Intervista a Candido Bottin, autore del romanzo Pianura
Ecco l’intervista a Candido Bottin, autore del libro Pianura.
Salve, le va di raccontarsi un po’ ai nostri lettori?
Naturalmente, anche se non credo di avere nulla di straordinario da dire, perché sono essenzialmente una persona molto semplice, che ama la sua famiglia e il suo lavoro. Sono un uomo di pianura, legatissimo alla mia terra, ma fra le mie passioni c’è anche la montagna e, naturalmente, i libri. Sono letteralmente affascinato dai libri e, se potessi, ne comprerei a decine, anche solo per il gusto di averli. Da un po’ di tempo cerco anche di apprezzare tutto quello che di buono viene dal quotidiano, perché ho visto che la vita è troppo breve perché si possa sprecare tempo dietro ad inutili e irrealizzabili illusioni. Certo la scrittura mi aiuta spesso a staccarmi dalla troppa routine che ci ingabbia per volare con la fantasia.
Nel suo libro racconta la storia di Carlo che ha le sue stesse origini. Quanto c’è di autobiografico nel suo romanzo?
Molto. Nel senso che il libro parla non di me direttamente, ma delle generazioni che mi hanno preceduto e del paese in cui vivo tuttora. C’è anche un legame familiare con Carlo e gli altri personaggi del romanzo, legame che rivelo verso la fine del racconto. Ma in fondo tutto ciò che ho scritto sinora, anche al di fuori di questo libro, si può definire autobiografico, nel senso che nessuna delle mie storie viene direttamente dalla fantasia, ma tutte partono dalla realtà vissuta e dalle mie esperienze.
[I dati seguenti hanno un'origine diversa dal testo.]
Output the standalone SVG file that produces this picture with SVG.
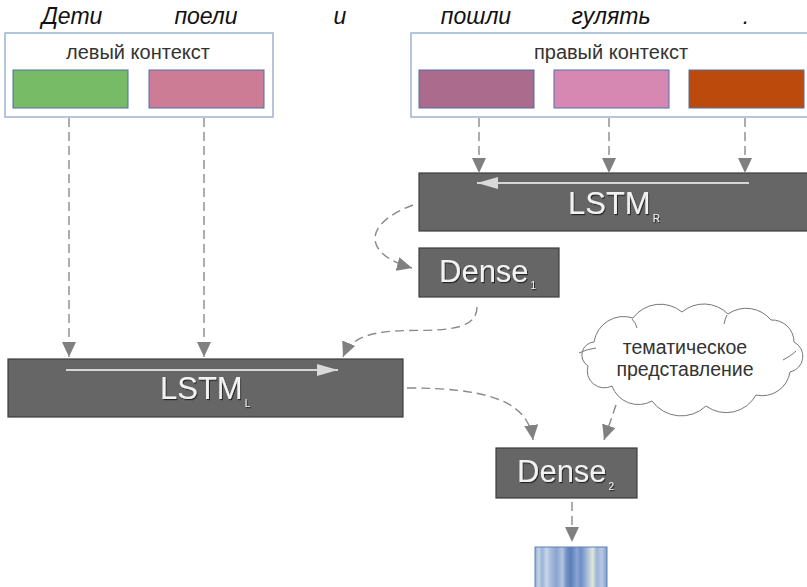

Settant’anni di storia italiana. C’è un periodo storico o un avvenimento al quale si sente particolarmente legato? Per vicende familiari o racconti indiretti?
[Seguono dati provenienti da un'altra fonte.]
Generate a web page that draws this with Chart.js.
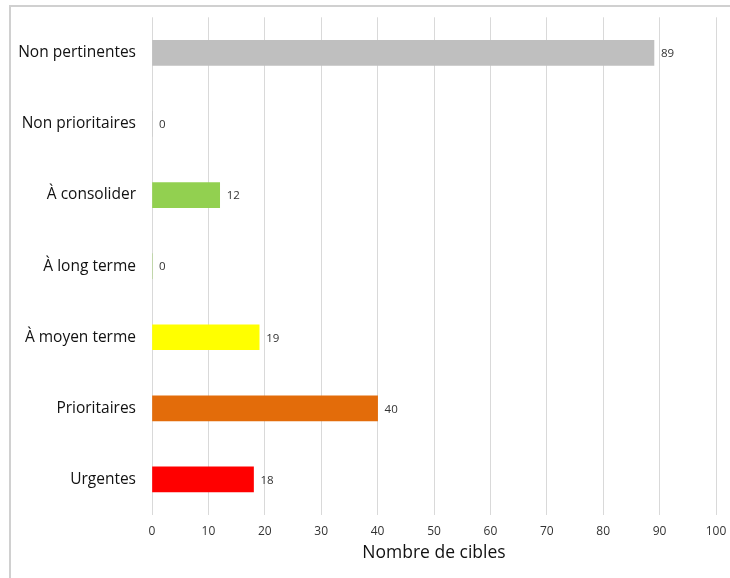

I periodi sono più di uno e questo è inevitabile per chi, come me, vive da alcune generazioni sempre nello stesso luogo. Tuttavia i due momenti importanti, che sono rimasti impressi più a fondo, anche se per ovvie ragioni anagrafiche, non li ho vissuti direttamente, sono le due guerre mondiali. Quando ero ragazzino erano ancora vive molte persone che avevano partecipato alla Grande Guerra e i loro racconti riempivano quasi tutte le serate invernali; me ne sono talmente appassionato che continuo a studiarla ancora oggi e anche il mio libro Il Confine trattava in gran parte di quel periodo. Anche la seconda guerra mondiale è sempre stata molto presente nella mia famiglia, per i tragici avvenimenti che direttamente hanno coinvolto il nostro territorio dopo il 25 luglio del 1943 e i cui segni sono rimasti visibili per molto tempo, tanto più che essendo io nato negli anni ’60 appartengo a quella generazione, che ha sentito la guerra come una cosa ancora vicina, proprio per la presenza intorno a sé di moltissime persone che l’avevano combattuta o anche solo subita.
I suoi libri hanno tutti e tre uno stretto legame con la storia. Come mai questa scelta?
E’ una passione che ho sin da ragazzo, come ho già detto prima. Il fascino della storia e del ritrovare sul territorio i segni che ha lasciato mi coinvolgono profondamente. D’altra parte ritengo anche che la conoscenza della storia sia di fondamentale importanza anche per la comprensione del mondo attuale. Credo anche che comprendere quanto è accaduto alle generazioni precedenti, ci possa aiutare a vivere in maniera più serena il tempo di oggi che, per quanto possa sembrare difficile, è, in realtà molto più facile di quello di una volta. Infine la storia mi affascina ancora maggiormente quando questa è calata direttamente nel luogo in cui vivo, anche perché questo territorio di cose da dire ne ha veramente parecchie.
Da qualche anno ha scoperto la passione per la scrittura, quali sono i suoi autori di riferimento?
Amo moltissimo tutti gli autori della letteratura italiana del dopoguerra. Tra di loro in particolare Mario Rigoni Stern l’ho assunto come modello anche letterario. Tra gli autori più recenti mi piacciono molto il primo Mauro Corona e Antonio Pennacchi, soprattutto per il loro legame con il territorio.